スターバックスならではのぬくもりのある体験は、デジタルにおいても大切にしていきたいー。
スターバックス コーヒー ジャパンとLINEは、デジタル領域におけるイノベーションの加速化を目的に包括的な業務提携を発表した。
冒頭の言葉は、スターバックス コーヒー ジャパン代表の水口氏が記者会見の登壇時に語ったものだ。LINEとの提携によりどのようなデジタル体験を想い描くのか。
デジタルはなくてはならないもの
「人々の心を豊かで活力あるものにするために—」これはスターバックスが銀座に日本1号店をオープンしてから、自分たちの存在意義として掲げているミッションだ。これは国内で1,415店舗、1週間の来店客数約500万人の規模になっても、23年間全く変わっていないものだという。
「来店したお客様が、ちょっとほっとして、ちょっと楽しくなって、ちょっと元気になってお店を出ること。」これを目指すことが、スターバックスのベースとなっており、この思想はデジタルにおいても例外ではない。
「これまでは商品・パートナー・店舗の体験の軸としてきたが、ここ5年でデジタルの体験を楽しむ時代になり、デジタルもなくてはならないものになった。」と水口氏は、デジタルも体験を構築する上で、重要な要素になっていると語る。
どのようなお客様とのつながりを作っていけるのかが重要
テクノロジーの導入により、利便性は増す。しかし、それによって“らしさ”が損なわれてしまうことも少なくない。
「デジタルのスターバックス体験を提供する中で、我々が大切にしてきたことが1つある。それは、スターバックスならではのぬくもりのあるデジタル体験を常に念頭におくこと。」(水口氏)
利便性を向上させるだけでなく、どうしたらワクワクするような体験を提供できるのか、どのような関係性を築けるのか、これをセットにして考えるのがスターバックスのこだわりだ。LINEとの提携は、これを両立できるという見通しから実現した。
1to1コミュニケーションを実現するためのLINE
今回の提携によって新たに3つの取り組みを開始する。「LINE スターバックス カード」の開始、「スターバックス公式アカウント」の開設、「LINE Pay」の全店対応の実施だ。
ここでのポイントは、間口を広げることと、1to1コミュニケーションの実現となる。
まず1つ目が、「LINE スターバックス カード」の開始だ。これは、LINE上から数タップで「スターバックス カード」を作れるようにするもので、このカードはスターバック店舗で“LINE上で表示して”利用できるプリペイドカードとなる。
企業カードとしては初めて「LINE Pay」からも入金できるようにしており、入金する際にはLINEポイントも付与される。スターバックスが他社のプラットフォームで決済機能を提供するのは世界でも初めてだという。2017年9月に開始したロイヤルティプログラム「STARBUCKS REWARDS」も利用できる。

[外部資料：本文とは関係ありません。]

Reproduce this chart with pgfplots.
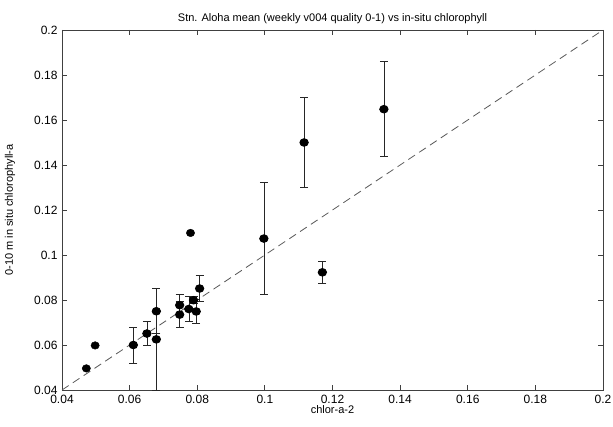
\documentclass[border=0pt]{standalone}
\usepackage{fontspec}
\setmainfont{Liberation Sans}
\usepackage{pgfplots}
\pgfplotsset{compat=1.18}

\begin{document}
\begin{tikzpicture}
% fixed page: axis box is 541 x 360, margins as in the reference
\path[use as bounding box] (-62pt,-37pt) rectangle (551pt,390pt);
\begin{axis}[
    scale only axis,
    width=541pt,
    height=360pt,
    at={(0,0)}, anchor=south west,
    xmin=0.04, xmax=0.2,
    ymin=0.04, ymax=0.2,
    xtick={0.04,0.06,...,0.2},
    ytick={0.04,0.06,...,0.2},
    xticklabels={0.04,0.06,0.08,0.1,0.12,0.14,0.16,0.18,0.2},
    yticklabels={0.04,0.06,0.08,0.1,0.12,0.14,0.16,0.18,0.2},
    tick align=inside,
    major tick length=5pt,
    axis line style={black!75, line width=0.8pt},
    every tick/.style={black!75, line width=0.8pt},
    tick label style={font=\fontsize{12}{14}\selectfont},
    xticklabel style={yshift=-2pt},
    yticklabel style={xshift=-1pt},
    label style={font=\fontsize{11}{13}\selectfont},
    title style={font=\fontsize{11}{13}\selectfont, yshift=-3pt},
    title={Stn. Aloha mean (weekly v004 quality 0-1) vs in-situ chlorophyll},
    xlabel={chlor-a-2},
    ylabel={0-10 m in situ chlorophyll-a},
    xlabel style={yshift=5pt},
    ylabel style={yshift=12pt},
    clip=false,
]
% 1:1 reference line
\addplot[black!65, line width=0.8pt, dash pattern=on 8pt off 5pt] coordinates {(0.04,0.04) (0.2,0.2)};

% matchups with error bars
\addplot[only marks, mark=*, mark size=3.8pt, mark options={fill=black, xscale=1.1},
    black, line width=0.9pt,
    error bars/.cd, y dir=both, y explicit,
    error bar style={black!85},
    error mark options={rotate=90, mark size=4pt, line width=0.9pt, black!85}]
    table[x=x, y=y, y error=e] {
x       y       e
0.0611  0.0600  0.0080
0.0651  0.0651  0.0055
0.0679  0.0750  0.0100
0.0679  0.0625  0.0225
0.0748  0.0777  0.0047
0.0748  0.0735  0.0058
0.0775  0.0760  0.0054
0.0789  0.0799  0.0015
0.0797  0.0749  0.0055
0.0807  0.0851  0.0056
0.0997  0.1073  0.0250
0.1116  0.1500  0.0200
0.1170  0.0923  0.0050
0.1352  0.1648  0.0210
};

% single-sample matchups
\addplot[only marks, mark=*, mark size=3.8pt, mark options={fill=black, xscale=1.1}]
    coordinates {(0.0472,0.0496) (0.0498,0.0598) (0.0780,0.1098)};
\end{axis}
\end{tikzpicture}
\end{document}
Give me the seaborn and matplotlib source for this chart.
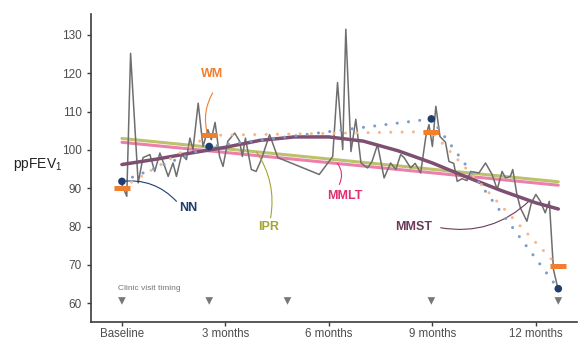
import numpy as np
import pandas as pd
import matplotlib
matplotlib.use('Agg')
import matplotlib.pyplot as plt
import seaborn as sns

# raw daily ppFEV1 (months since baseline)
raw_months = [0.00, 0.14, 0.25, 0.47, 0.61, 0.81, 0.95, 1.10, 1.19, 1.34, 1.48, 1.58,
              1.73, 1.87, 1.97, 2.06, 2.21, 2.35, 2.49, 2.59, 2.70, 2.83, 2.93, 3.07,
              3.27, 3.41, 3.49, 3.58, 3.75, 3.89, 4.04, 4.28, 4.52, 5.72, 6.11, 6.25,
              6.40, 6.49, 6.64, 6.78, 6.93, 7.12, 7.25, 7.41, 7.60, 7.79, 7.94, 8.08,
              8.18, 8.37, 8.50, 8.66, 8.81, 8.90, 9.00, 9.10, 9.22, 9.38, 9.48, 9.62,
              9.72, 9.86, 10.00, 10.11, 10.35, 10.54, 10.73, 10.88, 11.02, 11.12, 11.26,
              11.33, 11.45, 11.55, 11.74, 11.87, 12.00, 12.13, 12.27, 12.39, 12.51, 12.64]
raw_values = [91.0, 87.9, 125.2, 91.4, 98.0, 98.8, 94.4, 99.2, 97.0, 93.1, 96.6, 93.1,
              98.8, 97.5, 103.1, 100.1, 112.2, 100.9, 105.3, 102.7, 107.2, 98.3, 95.7, 102.3,
              104.4, 102.3, 98.3, 103.1, 94.9, 94.4, 97.5, 104.0, 98.0, 93.6, 98.3, 117.6,
              100.1, 131.5, 99.6, 108.0, 96.6, 95.3, 97.0, 101.4, 92.7, 96.6, 94.9, 98.8,
              98.0, 95.3, 96.5, 94.0, 103.5, 106.6, 100.9, 111.4, 103.5, 102.0, 97.0, 96.5,
              91.8, 92.5, 92.0, 94.4, 94.0, 96.6, 93.6, 89.7, 94.4, 92.7, 93.1,
              94.9, 88.4, 84.9, 81.4, 86.2, 88.4, 86.6, 83.6, 86.6, 68.8, 63.8]

# model fits
ipr_months = [0, 12.65]
ipr_values = [103.0, 91.7]
mmlt_months = [0, 12.65]
mmlt_values = [102.0, 90.8]
mmst_months = [0, 1, 2, 3, 4, 5, 6, 7, 8, 9, 10, 11, 12, 12.65]
mmst_values = [96.2, 97.6, 99.2, 100.7, 102.5, 103.4, 103.4, 102.3, 99.8, 96.6, 92.9, 89.4, 86.2, 84.6]

# clinic visits
visit_months = [0, 2.53, 4.8, 8.97, 12.65]
nn_months = [0, 2.53, 8.97, 12.65]
nn_values = [91.8, 100.9, 108.1, 63.8]
wm_months = [0, 2.53, 8.97, 12.65]
wm_values = [90.1, 103.8, 104.8, 69.6]

x_ticks = [0, 3, 6, 9, 12]
x_labels = ['Baseline', '3 months', '6 months', '9 months', '12 months']

sns.set_style('ticks')
plt.rcParams['font.family'] = ['Liberation Sans', 'DejaVu Sans']
plt.rcParams['mathtext.default'] = 'regular'

c_grey = '#6e6e6e'
c_ipr, c_ipr_txt = '#bcc26b', '#a3a532'
c_mmlt, c_mmlt_txt = '#ec80aa', '#e0306f'
c_mmst, c_mmst_txt = '#7d4f70', '#6b3a5a'
c_nn, c_nn_dot = '#1d3e6e', '#7d9bc8'
c_wm, c_wm_dot = '#f07f2e', '#f7b58a'

fig, ax = plt.subplots(figsize=(5.79, 3.39), dpi=100)
fig.subplots_adjust(left=0.157, right=0.997, bottom=0.05, top=0.959)

sns.lineplot(x=ipr_months, y=ipr_values, color=c_ipr, lw=2.2, ax=ax, zorder=2)
sns.lineplot(x=mmlt_months, y=mmlt_values, color=c_mmlt, lw=2.2, ax=ax, zorder=2)
sns.lineplot(x=raw_months, y=raw_values, color=c_grey, lw=1.1, ax=ax, zorder=3)
sns.lineplot(x=mmst_months, y=mmst_values, color=c_mmst, lw=2.5, ax=ax, zorder=4)

dot_style = (0, (0.01, 3.7))
sns.lineplot(x=wm_months, y=wm_values, color=c_wm_dot, lw=2.2, linestyle=dot_style,
             dash_capstyle='round', ax=ax, zorder=5)
sns.lineplot(x=nn_months, y=nn_values, color=c_nn_dot, lw=2.2, linestyle=dot_style,
             dash_capstyle='round', ax=ax, zorder=5)

half = 0.23
ax.hlines(wm_values, np.array(wm_months) - half, np.array(wm_months) + half,
          color=c_wm, lw=3.6, zorder=6)
sns.scatterplot(x=nn_months, y=nn_values, color=c_nn, s=30, edgecolor='none', ax=ax, zorder=7)

# clinic visit markers
sns.scatterplot(x=visit_months, y=[60.6] * len(visit_months), marker='v', color='#777777',
                s=30, edgecolor='none', ax=ax, zorder=7)
ax.text(-0.12, 63.9, 'Clinic visit timing', fontsize=6, color='#777777', va='center', ha='left')

# labels with connectors
def label(txt, pos, start, end, col, rad):
    ax.text(pos[0], pos[1], txt, color=col, fontsize=9, fontweight='bold', ha='center', va='center')
    ax.annotate('', xy=end, xytext=start,
                arrowprops=dict(arrowstyle='-', color=col, lw=0.8,
                                connectionstyle=f'arc3,rad={rad}', shrinkA=0, shrinkB=0))

label('WM', (2.62, 119.9), (2.63, 114.9), (2.47, 104.5), c_wm, 0.2)
label('NN', (1.91, 84.9), (0.0, 91.8), (1.58, 86.6), c_nn, -0.25)
label('IPR', (4.26, 79.9), (3.9, 99.5), (4.31, 82.3), c_ipr_txt, -0.2)
label('MMLT', (6.45, 88.0), (6.25, 96.5), (6.3, 91.0), c_mmlt_txt, -0.3)
label('MMST', (8.45, 79.8), (9.24, 79.7), (11.82, 86.8), c_mmst_txt, 0.25)

ax.set_xlim(-0.9, 13.2)
ax.set_ylim(55.1, 135.5)
ax.set_xticks(x_ticks)
ax.set_xticklabels(x_labels)
ax.set_yticks(range(60, 131, 10))
ax.tick_params(labelsize=8.5, colors='#3c3c3c', length=3, width=1, labelcolor='#4d4d4d')
ax.tick_params(axis='x', pad=1.2, labelsize=8.3)
ax.set_xlabel('')
ax.set_ylabel('ppFEV$_1$', rotation=0, fontsize=10, color='#222222', ha='center', va='center')
ax.yaxis.set_label_coords(-0.11, 0.51)
for side in ['left', 'bottom']:
    ax.spines[side].set_color('#3c3c3c')
    ax.spines[side].set_linewidth(1.2)
sns.despine(ax=ax)

plt.savefig('out.png', dpi=100)
plt.close()
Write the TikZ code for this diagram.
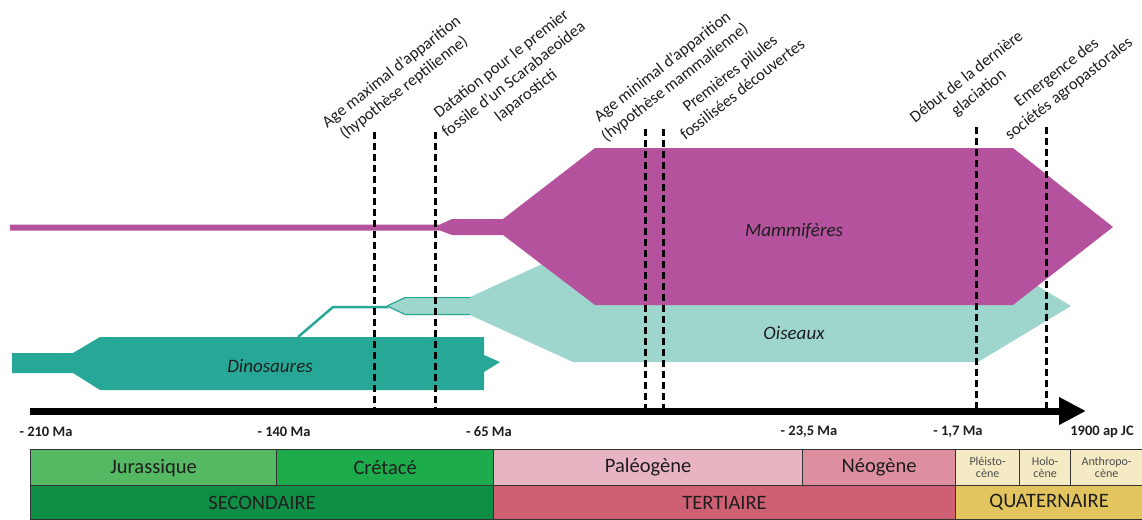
\documentclass[tikz,border=0pt]{standalone}
\usepackage{fontspec}
\setmainfont{Carlito}
\usetikzlibrary{arrows.meta}
\definecolor{mag}{HTML}{B5529D}
\definecolor{oisc}{HTML}{9ED6CE}
\definecolor{dinoc}{HTML}{27A897}
\definecolor{jur}{HTML}{55B862}
\definecolor{cre}{HTML}{1EAB4C}
\definecolor{sec}{HTML}{0F8F45}
\definecolor{pal}{HTML}{E8B4C1}
\definecolor{neo}{HTML}{DD8E9F}
\definecolor{ter}{HTML}{CF5F72}
\definecolor{qep}{HTML}{F4EAC4}
\definecolor{qua}{HTML}{E3C55F}
\definecolor{txt}{HTML}{1E1E1E}
\begin{document}
\begin{tikzpicture}[x=1pt,y=-1pt,
  evlabel/.style={rotate=38, align=center, font=\fontsize{16.5}{20}\selectfont, text=txt, inner sep=0pt},
  evline/.style={line width=3pt, dash pattern=on 7pt off 4pt, black},
  axlabel/.style={font=\fontsize{14.5}{16}\selectfont\bfseries, text=txt, inner sep=0pt},
  grouplabel/.style={font=\fontsize{19}{22}\selectfont\itshape, text=txt, inner sep=0pt},
  cell/.style={draw=black!80, line width=1.2pt, anchor=north west, inner sep=0pt, text=txt, font=\fontsize{20.5}{24}\selectfont},
  smallcell/.style={cell, align=center, text=black!70, font=\fontsize{12}{12.5}\selectfont}]
\useasboundingbox (0,0) rectangle (1142,519);

% Dinosaures
\fill[dinoc] (12,353) -- (73,353) -- (100,337) -- (484,337) -- (484,355) -- (500,362) -- (484,372) -- (484,390) -- (100,390) -- (73,373) -- (12,373) -- cycle;
% link to birds
\coordinate (lk1) at (298,337);
\coordinate (lk2) at (333,307);
\coordinate (lk3) at (388,307);
\draw[dinoc, line width=2.5pt] (lk1) -- (lk2) -- (lk3);
% Oiseaux
\fill[oisc] (387,306) -- (405,297) -- (470,297) -- (573,250) -- (978,250) -- (1071,306) -- (978,362) -- (573,362) -- (470,315) -- (405,315) -- cycle;
\draw[dinoc, line width=1.2pt] (387,306) -- (405,297.6) -- (470,297.6);
\draw[dinoc, line width=1.2pt] (387,306) -- (405,314.4) -- (470,314.4);
% Mammiferes
\fill[mag] (10,224.5) -- (440,224.5) -- (452,219) -- (503,219) -- (595,148) -- (1013,148) -- (1113,227) -- (1013,305) -- (595,305) -- (503,235) -- (452,235) -- (440,230.5) -- (10,230.5) -- cycle;

\node[grouplabel] (mam) at (794,231) {Mammifères};
\node[grouplabel] (ois) at (794,333) {Oiseaux};
\node[grouplabel] (dino) at (270,366) {Dinosaures};

% event dashed lines
\foreach \n/\x/\t in {1/374/132, 2/435/132, 3/645.5/129, 4/663.5/129, 5/976/127, 6/1046.5/127}{
  \coordinate (d\n t) at (\x,\t);
  \coordinate (d\n b) at (\x,410);
  \draw[evline] (d\n t) -- (d\n b);
}

% time axis
\coordinate (axL) at (30,411);
\coordinate (axR) at (1086,411);
\draw[line width=7pt, -{Triangle[length=27pt,width=26pt]}] (axL) -- (axR);

% event labels
\node[evlabel] (ev1) at (398,80) {Age maximal d'apparition\\(hypothèse reptilienne)};
\node[evlabel] (ev2) at (514,80) {Datation pour le premier\\fossile d'un Scarabaeoidea\\laparosticti};
\node[evlabel] (ev3) at (669,75) {Age minimal d'apparition\\(hypothèse mammalienne)};
\node[evlabel] (ev4) at (736,81) {Premières pilules\\fossilisées découvertes};
\node[evlabel] (ev5) at (973,85) {Début de la dernière\\glaciation};
\node[evlabel] (ev6) at (1063,81) {Emergence des\\sociétés agropastorales};

% axis labels
\node[axlabel] (t1) at (46,432) {- 210 Ma};
\node[axlabel] (t2) at (284,432) {- 140 Ma};
\node[axlabel] (t3) at (489,432) {- 65 Ma};
\node[axlabel] (t4) at (809,432) {- 23,5 Ma};
\node[axlabel] (t5) at (958,432) {- 1,7 Ma};
\node[axlabel] (t6) at (1102,432) {1900 ap JC};

% periods table
\node[cell, fill=jur, minimum width=246pt, minimum height=36pt] (jurc) at (30,449) {Jurassique};
\node[cell, fill=cre, minimum width=217pt, minimum height=36pt] (crec) at (276,449) {Crétacé};
\node[cell, fill=pal, minimum width=309pt, minimum height=36pt] (palc) at (493,449) {Paléogène};
\node[cell, fill=neo, minimum width=153pt, minimum height=36pt] (neoc) at (802,449) {Néogène};
\node[smallcell, fill=qep, minimum width=64pt, minimum height=36pt] (plec) at (955,449) {Pléisto-\\cène};
\node[smallcell, fill=qep, minimum width=51pt, minimum height=36pt] (holc) at (1019,449) {Holo-\\cène};
\node[smallcell, fill=qep, minimum width=72pt, minimum height=36pt] (antc) at (1070,449) {Anthropo-\\cène};
\node[cell, fill=sec, minimum width=463pt, minimum height=34pt] (secc) at (30,485) {SECONDAIRE};
\node[cell, fill=ter, minimum width=462pt, minimum height=34pt] (terc) at (493,485) {TERTIAIRE};
\node[cell, fill=qua, minimum width=187pt, minimum height=34pt] (quac) at (955,485) {QUATERNAIRE};
\end{tikzpicture}
\end{document}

スターバックスは自社の専用アプリを利用してもらうことは、ある程度の敷居があることを認識しており、月間ユーザーが7900万にいるLINEに間口を広げることで、 新たな顧客とのつながりを生み出せると見ている。
2つ目は「スターバックス公式アカウント」の開設だ。
今回、毎週来店する500万人以上の顧客に向けて一人ひとりにあった情報を届けるための選択肢の拡大として、「LINE公式アカウント」を開設した。
まずはおすすめ商品の情報を届けることからスタートし、今後は一人ひとりに合わせたメニューの提案や限定商品の購入や限定イベントへの招待など、1to1のコミュニケーションを実現することで、ブランドとのつながりを深めることを狙う。
アカウント開設とともに、お気に入りの一杯をさがせる「カスタマイズ」機能や「今週のおすすめ」機能を提供している。
3つ目は2018年末から一部店舗で導入を開始していた「LINE Pay」決済を段階的に全店舗への導入だ。これまでは、東京都内と福岡市内の一部店舗でテスト的に運用してきたが、これを全店舗に広げる。店舗の事情によ一部り対応できない可能性もあるとのことだが、原則的に全店舗を想定しているとのことだ。すでに3分の1以上がキャッシュレス決済だが、これをさらに進める。
最後に今年度の上期にもモバイルオーダーペイに対応する計画があることも明らかにしている。
今回のスターバックスの発表からは、デジタルツールの導入は目的ではなく、あくまで手段として考えられていることが伝わってくる。顧客に提供したい体験があって、それを実現するために、最適なツールを選択する、その順番を間違ってしまうと、体験を損ねてしまいかねない。
今後もスターバックスが目指すデジタル体験は注目だ。